[begin Source material]

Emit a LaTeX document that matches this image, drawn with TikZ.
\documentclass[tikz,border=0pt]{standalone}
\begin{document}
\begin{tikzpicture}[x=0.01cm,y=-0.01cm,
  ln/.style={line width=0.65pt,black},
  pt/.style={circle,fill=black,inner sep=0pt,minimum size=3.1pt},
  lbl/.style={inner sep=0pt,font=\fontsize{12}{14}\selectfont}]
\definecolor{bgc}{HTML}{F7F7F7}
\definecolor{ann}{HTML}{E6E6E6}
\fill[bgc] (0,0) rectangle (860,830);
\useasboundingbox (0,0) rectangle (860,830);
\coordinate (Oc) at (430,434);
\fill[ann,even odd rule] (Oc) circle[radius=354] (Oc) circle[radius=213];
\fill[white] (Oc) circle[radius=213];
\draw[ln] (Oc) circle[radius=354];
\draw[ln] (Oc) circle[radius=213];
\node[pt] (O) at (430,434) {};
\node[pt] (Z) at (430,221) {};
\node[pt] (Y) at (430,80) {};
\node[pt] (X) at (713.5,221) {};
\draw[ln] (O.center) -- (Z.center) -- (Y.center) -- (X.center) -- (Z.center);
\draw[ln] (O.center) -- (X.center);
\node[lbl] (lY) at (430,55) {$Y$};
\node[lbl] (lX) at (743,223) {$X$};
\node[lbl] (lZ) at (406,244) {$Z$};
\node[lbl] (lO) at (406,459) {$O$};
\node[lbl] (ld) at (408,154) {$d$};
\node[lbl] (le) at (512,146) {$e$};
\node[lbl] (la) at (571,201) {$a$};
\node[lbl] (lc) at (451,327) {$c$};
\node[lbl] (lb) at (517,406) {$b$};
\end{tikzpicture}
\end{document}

[end Source material]

Give back the data above exactly as it appears.

Output of the task ▸
Emit a LaTeX document that matches this image, drawn with TikZ.
\documentclass[tikz,border=0pt]{standalone}
\begin{document}
\begin{tikzpicture}[x=0.01cm,y=-0.01cm,
  ln/.style={line width=0.65pt,black},
  pt/.style={circle,fill=black,inner sep=0pt,minimum size=3.1pt},
  lbl/.style={inner sep=0pt,font=\fontsize{12}{14}\selectfont}]
\definecolor{bgc}{HTML}{F7F7F7}
\definecolor{ann}{HTML}{E6E6E6}
\fill[bgc] (0,0) rectangle (860,830);
\useasboundingbox (0,0) rectangle (860,830);
\coordinate (Oc) at (430,434);
\fill[ann,even odd rule] (Oc) circle[radius=354] (Oc) circle[radius=213];
\fill[white] (Oc) circle[radius=213];
\draw[ln] (Oc) circle[radius=354];
\draw[ln] (Oc) circle[radius=213];
\node[pt] (O) at (430,434) {};
\node[pt] (Z) at (430,221) {};
\node[pt] (Y) at (430,80) {};
\node[pt] (X) at (713.5,221) {};
\draw[ln] (O.center) -- (Z.center) -- (Y.center) -- (X.center) -- (Z.center);
\draw[ln] (O.center) -- (X.center);
\node[lbl] (lY) at (430,55) {$Y$};
\node[lbl] (lX) at (743,223) {$X$};
\node[lbl] (lZ) at (406,244) {$Z$};
\node[lbl] (lO) at (406,459) {$O$};
\node[lbl] (ld) at (408,154) {$d$};
\node[lbl] (le) at (512,146) {$e$};
\node[lbl] (la) at (571,201) {$a$};
\node[lbl] (lc) at (451,327) {$c$};
\node[lbl] (lb) at (517,406) {$b$};
\end{tikzpicture}
\end{document}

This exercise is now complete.